Em defesa da justiça
A análise de embargos infringentes não corresponde a um novo julgamento, mas à segunda etapa do mesmo, na qual juízes superam dúvidas
O julgamento da ação penal 470 tem mobilizado paixões e ódios, potencializados pela cobertura intensa da mídia. Nesse ambiente, visões distorcidas ganham ares de verdade, a depender da posição política do observador.
É resultado dessa miopia a avaliação de que a apresentação dos chamados embargos infringentes pela defesa dos réus representa uma tentativa de golpe.
Tal impropriedade foi defendida nesta Folha por Marco Antonio Villa, no artigo "Em defesa de Joaquim Barbosa" (28/8), pontuado mais por convicções políticas do que por conhecimento jurídico ou equilíbrio de análise. Ele reproduz a afirmação de que a eventual aceitação dos embargos infringentes pelo Supremo Tribunal Federal representaria uma reabertura do julgamento.
Muitos analistas pouco afeitos às regras processuais têm repetido que a análise desses embargos equivaleria a um novo julgamento.
É preciso deixar claro: a análise de embargos infringentes não corresponde a um novo julgamento, mas à segunda etapa do mesmo julgamento.
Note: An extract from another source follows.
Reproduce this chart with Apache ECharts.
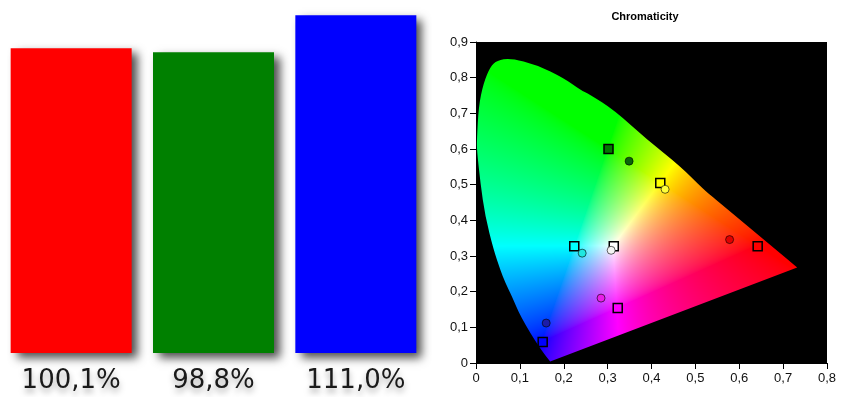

Esses embargos estão previstos no regimento do STF apenas para os pontos em que, na primeira etapa do julgamento, houve divergência razoável entre os juízes. São aquelas decisões em que ao menos 4 dos 11 ministros votaram contra a tese que acabou prevalecendo.
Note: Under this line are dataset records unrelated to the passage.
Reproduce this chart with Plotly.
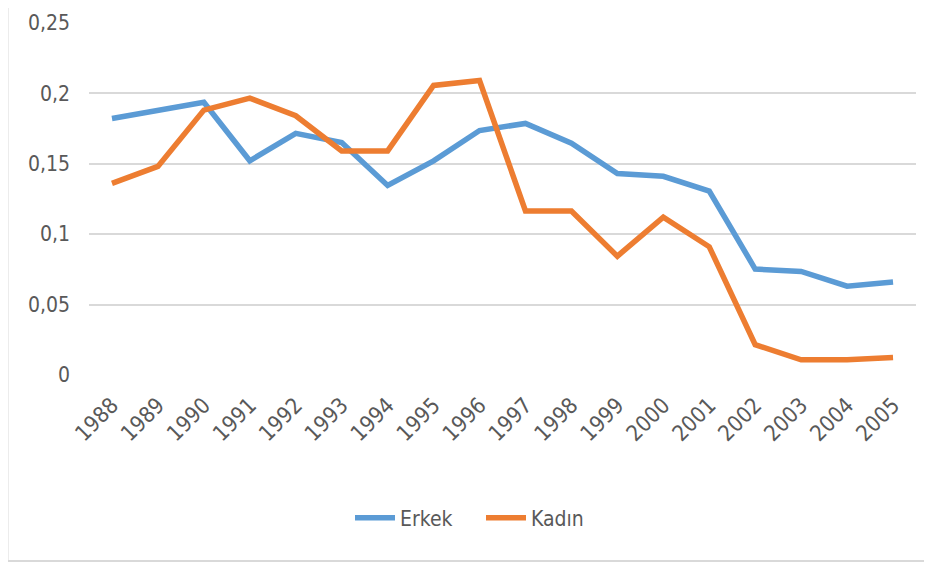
import plotly.graph_objects as go

years = [str(y) for y in range(1988, 2006)]
erkek = [0.182, 0.188, 0.1935, 0.152, 0.1715, 0.165, 0.1345, 0.152, 0.1735, 0.1785,
         0.1645, 0.143, 0.141, 0.1305, 0.0752, 0.0735, 0.063, 0.066]
kadin = [0.136, 0.148, 0.188, 0.1965, 0.184, 0.159, 0.159, 0.2055, 0.209, 0.1164,
         0.1164, 0.0843, 0.112, 0.091, 0.0215, 0.0108, 0.0108, 0.0125]
y_ticks = [0, 0.05, 0.1, 0.15, 0.2, 0.25]
y_tick_labels = ["0", "0,05", "0,1", "0,15", "0,2", "0,25"]

FONT = "Liberation Sans Narrow, DejaVu Sans Condensed, Open Sans, sans-serif"
GRAY = "#595959"

# page offset (body margin) of 8px
OFF = 8
PL, PR, PT, PB = 89, 916, 22, 375  # plot area in page pixels
W_PLOT = PR - PL
H_PLOT = PB - PT

fig = go.Figure()
fig.add_trace(go.Scatter(x=years, y=erkek, mode="lines", name="Erkek",
                         line=dict(color="#5B9BD5", width=5.5)))
fig.add_trace(go.Scatter(x=years, y=kadin, mode="lines", name="Kadın",
                         line=dict(color="#ED7D31", width=5.5)))

fig.update_layout(
    template="none",
    width=932, height=563, autosize=False,
    margin=dict(l=PL - OFF, r=932 - (PR - OFF), t=PT - OFF, b=563 - (PB - OFF),
                autoexpand=False),
    paper_bgcolor="white", plot_bgcolor="white",
    font=dict(family=FONT, size=21, color=GRAY),
    showlegend=True,
    legend=dict(orientation="h", x=(350 - PL) / W_PLOT, xanchor="left",
                y=(PB - 518) / H_PLOT, yanchor="middle",
                font=dict(family=FONT, size=21, color=GRAY),
                bgcolor="rgba(0,0,0,0)", itemwidth=40,
                entrywidth=76, entrywidthmode="pixels"),
    xaxis=dict(type="category", range=[-0.5, 17.5], showgrid=False, showline=False,
               zeroline=False, ticks="", tickangle=-45, automargin=False,
               ticklabelstandoff=12,
               tickfont=dict(family=FONT, size=22, color=GRAY)),
    yaxis=dict(range=[0, 0.2505], tickvals=y_ticks, ticktext=y_tick_labels,
               showgrid=True, gridcolor="#D9D9D9", gridwidth=1.5, zeroline=False,
               showline=False, ticks="", ticklabelstandoff=18, automargin=False,
               tickfont=dict(family=FONT, size=21, color=GRAY)),
    shapes=[
        dict(type="line", xref="paper", yref="paper",
             x0=(7.5 - PL) / W_PLOT, x1=(7.5 - PL) / W_PLOT,
             y0=(PB - 561) / H_PLOT, y1=(PB + 10) / H_PLOT,
             line=dict(color="#D9D9D9", width=2)),
        dict(type="line", xref="paper", yref="paper",
             x0=(7.5 - PL) / W_PLOT, x1=(940 - PL) / W_PLOT,
             y0=(PB - 561) / H_PLOT, y1=(PB - 561) / H_PLOT,
             line=dict(color="#D9D9D9", width=2)),
    ],
)

fig.write_html("out.html")
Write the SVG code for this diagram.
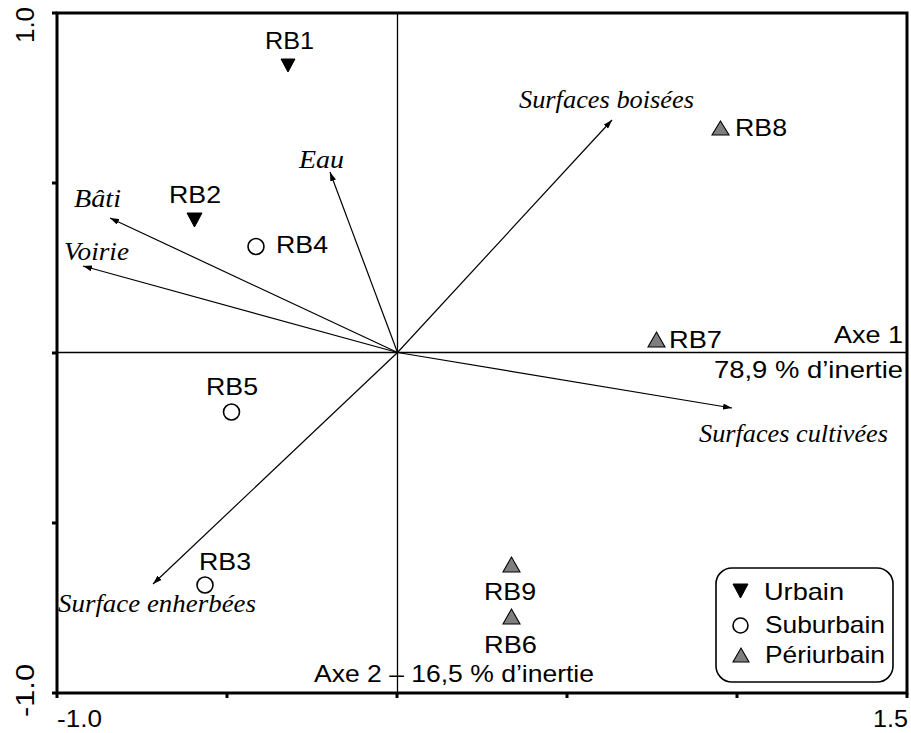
<svg xmlns="http://www.w3.org/2000/svg" width="911" height="733" viewBox="0 0 911 733">
<style>
.s{font-family:"Liberation Sans",Arial,sans-serif;font-size:24px;fill:#000}
.t{font-family:"Liberation Sans",Arial,sans-serif;font-size:26px;fill:#000}
.b{font-family:"Liberation Sans",Arial,sans-serif;font-size:24px;fill:#000}
.v{font-family:"Liberation Serif","Times New Roman",serif;font-size:25px;font-style:italic;fill:#000}
.arr{stroke:#000;stroke-width:1.2;fill:none;marker-end:url(#ah)}
.u{fill:#000;stroke:#000;stroke-width:1}
.c{fill:#fff;stroke:#000;stroke-width:1.6}
.p{fill:#7f7f7f;stroke:#000;stroke-width:1.1}
</style>
<defs>
<marker id="ah" markerUnits="userSpaceOnUse" markerWidth="10" markerHeight="6" refX="9" refY="3" orient="auto">
<path d="M0,0 L9,3 L0,6 z" fill="#000"/>
</marker>
</defs>
<rect width="911" height="733" fill="#fff"/>
<g id="frame">
<rect x="57" y="13" width="850" height="680" fill="none" stroke="#000" stroke-width="3"/>
<path d="M52,13H57M52,183H57M52,353H57M52,523H57M52,693H57M57,693V698M227,693V698M397,693V698M567,693V698M737,693V698M907,693V698" stroke="#000" stroke-width="3"/>
<line x1="57" y1="352.5" x2="907" y2="352.5" stroke="#000" stroke-width="1.3"/>
<line x1="397.5" y1="13" x2="397.5" y2="693" stroke="#000" stroke-width="1.3"/>
<text class="t" x="0" y="0" transform="translate(34,43) rotate(-90)" textLength="36" lengthAdjust="spacingAndGlyphs">1.0</text>
<text class="t" x="0" y="0" transform="translate(34,717) rotate(-90)" textLength="53" lengthAdjust="spacingAndGlyphs">-1.0</text>
<text class="b" x="57" y="727" textLength="45" lengthAdjust="spacingAndGlyphs">-1.0</text>
<text class="b" x="873" y="727" textLength="35" lengthAdjust="spacingAndGlyphs">1.5</text>
<text class="s" x="834" y="343" textLength="69" lengthAdjust="spacingAndGlyphs">Axe 1</text>
<text class="s" x="714" y="378" textLength="189" lengthAdjust="spacingAndGlyphs">78,9 % d’inertie</text>
<text class="s" x="314" y="682" textLength="280" lengthAdjust="spacingAndGlyphs">Axe 2 – 16,5 % d’inertie</text>
</g>
<g id="connectors">
<line class="arr" x1="397.5" y1="352.5" x2="612" y2="120"/>
<line class="arr" x1="397.5" y1="352.5" x2="330" y2="172"/>
<line class="arr" x1="397.5" y1="352.5" x2="110" y2="218"/>
<line class="arr" x1="397.5" y1="352.5" x2="83" y2="266"/>
<line class="arr" x1="397.5" y1="352.5" x2="153" y2="584"/>
<line class="arr" x1="397.5" y1="352.5" x2="732" y2="408"/>
</g>
<g id="variables">
<text id="v-boisees" class="v" x="519" y="108" textLength="175" lengthAdjust="spacingAndGlyphs">Surfaces boisées</text>
<text id="v-eau" class="v" x="299" y="168" textLength="45" lengthAdjust="spacingAndGlyphs">Eau</text>
<text id="v-bati" class="v" x="74" y="207" textLength="47" lengthAdjust="spacingAndGlyphs">Bâti</text>
<text id="v-voirie" class="v" x="64" y="260" textLength="65" lengthAdjust="spacingAndGlyphs">Voirie</text>
<text id="v-enherbees" class="v" x="58" y="612" textLength="198" lengthAdjust="spacingAndGlyphs">Surface enherbées</text>
<text id="v-cultivees" class="v" x="699" y="442" textLength="189" lengthAdjust="spacingAndGlyphs">Surfaces cultivées</text>
</g>
<g id="RB1"><polygon class="u" points="281,59 295,59 288,72"/><text class="s" x="265" y="49" textLength="49" lengthAdjust="spacingAndGlyphs">RB1</text></g>
<g id="RB2"><polygon class="u" points="187,213 202,213 194.5,227"/><text class="s" x="169" y="203" textLength="52" lengthAdjust="spacingAndGlyphs">RB2</text></g>
<g id="RB4"><circle class="c" cx="256" cy="246.5" r="8"/><text class="s" x="276" y="253" textLength="52" lengthAdjust="spacingAndGlyphs">RB4</text></g>
<g id="RB5"><circle class="c" cx="231.5" cy="412" r="8"/><text class="s" x="206" y="395" textLength="52" lengthAdjust="spacingAndGlyphs">RB5</text></g>
<g id="RB3"><circle class="c" cx="205" cy="585" r="8"/><text class="s" x="199" y="570" textLength="52" lengthAdjust="spacingAndGlyphs">RB3</text></g>
<g id="RB9"><polygon class="p" points="503,572 520,572 511.5,557"/><text class="s" x="484" y="600" textLength="52" lengthAdjust="spacingAndGlyphs">RB9</text></g>
<g id="RB6"><polygon class="p" points="503,624 520,624 511.5,609"/><text class="s" x="484" y="653" textLength="53" lengthAdjust="spacingAndGlyphs">RB6</text></g>
<g id="RB7"><polygon class="p" points="648,347 665,347 656.5,332"/><text class="s" x="669" y="348" textLength="53" lengthAdjust="spacingAndGlyphs">RB7</text></g>
<g id="RB8"><polygon class="p" points="712,135 729,135 720.5,121"/><text class="s" x="735" y="136" textLength="52" lengthAdjust="spacingAndGlyphs">RB8</text></g>
<g id="legend">
<rect x="716" y="568" width="177" height="114" rx="16" fill="#fff" stroke="#000" stroke-width="1.6"/>
<polygon class="u" points="733,584 748,584 740.5,598"/>
<text class="s" x="764" y="600" textLength="80" lengthAdjust="spacingAndGlyphs">Urbain</text>
<circle class="c" cx="740.5" cy="625.5" r="7.5"/>
<text class="s" x="765" y="633" textLength="120" lengthAdjust="spacingAndGlyphs">Suburbain</text>
<polygon class="p" points="733,662 749,662 741,648"/>
<text class="s" x="765" y="663" textLength="120" lengthAdjust="spacingAndGlyphs">Périurbain</text>
</g>
</svg>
E por que o regimento do STF prevê esse dispositivo? Porque uma decisão tomada com grau tão grande de divergência está marcada pela dúvida. A regra que permite os embargos infringentes serve para que os juízes rediscutam suas decisões mais difíceis e superem suas dúvidas, na busca da sentença mais justa.
No caso da ação penal 470, a análise das divergências registradas na primeira fase do julgamento torna-se ainda mais necessária. Mesmo os réus que não se encaixavam nos requisitos do foro especial foram submetidos a julgamento de uma única instância, vendo suas causas levadas diretamente ao STF, sem passagem pelo juízo de primeiro grau, como ocorre usualmente em ações dessa natureza.
Exatamente por isso é ainda mais recomendável eliminar qualquer sombra de dúvida deixada pela primeira fase do julgamento.
O Direito, lembremos, não é uma ciência exata. A interpretação e a aplicação das leis sempre depende de um certo grau de subjetividade. Em decisões colegiadas, como as do STF, é no debate entre os juízes e no exame detido de suas divergências que se chega mais perto da justiça.
Nesse sentido, aliás, classificar como chicana a simples apresentação de divergência por um dos ministros é revelador. Representa falta de disposição para examinar com espírito desarmado argumentos capazes de melhorar a decisão judicial. Mesmo que, ao final, não se concorde com eles, olhá-los com a devida atenção só aperfeiçoa a sentença.
Juízes, como quaisquer seres humanos, são falíveis, e faz bem ter consciência disso. A justiça que tarda não é justiça. Assim como não é justiça a justiça que atropela etapas e limita o debate de argumentos.
Registre-se que, para os padrões brasileiros, a ação penal 470 teve andamento célere. Entre a abertura do inquérito e o julgamento final, passaram-se oito anos. Em nosso país, são incontáveis os processos de casos rumorosos que duram mais.
Pode-se considerar a lentidão um dos males do sistema judiciário brasileiro. A solução desse problema, porém, depende de reformas estruturais, e não da ação individual de juízes, cujo voluntarismo pode nos empurrar para as raias da injustiça.
Pode-se não gostar dos réus da ação penal 470 e até torcer por sua condenação. O que não se admite é a desatenção com os princípios jurídicos estabelecidos --isso representa uma ameaça não só à busca pela justiça, mas também à democracia.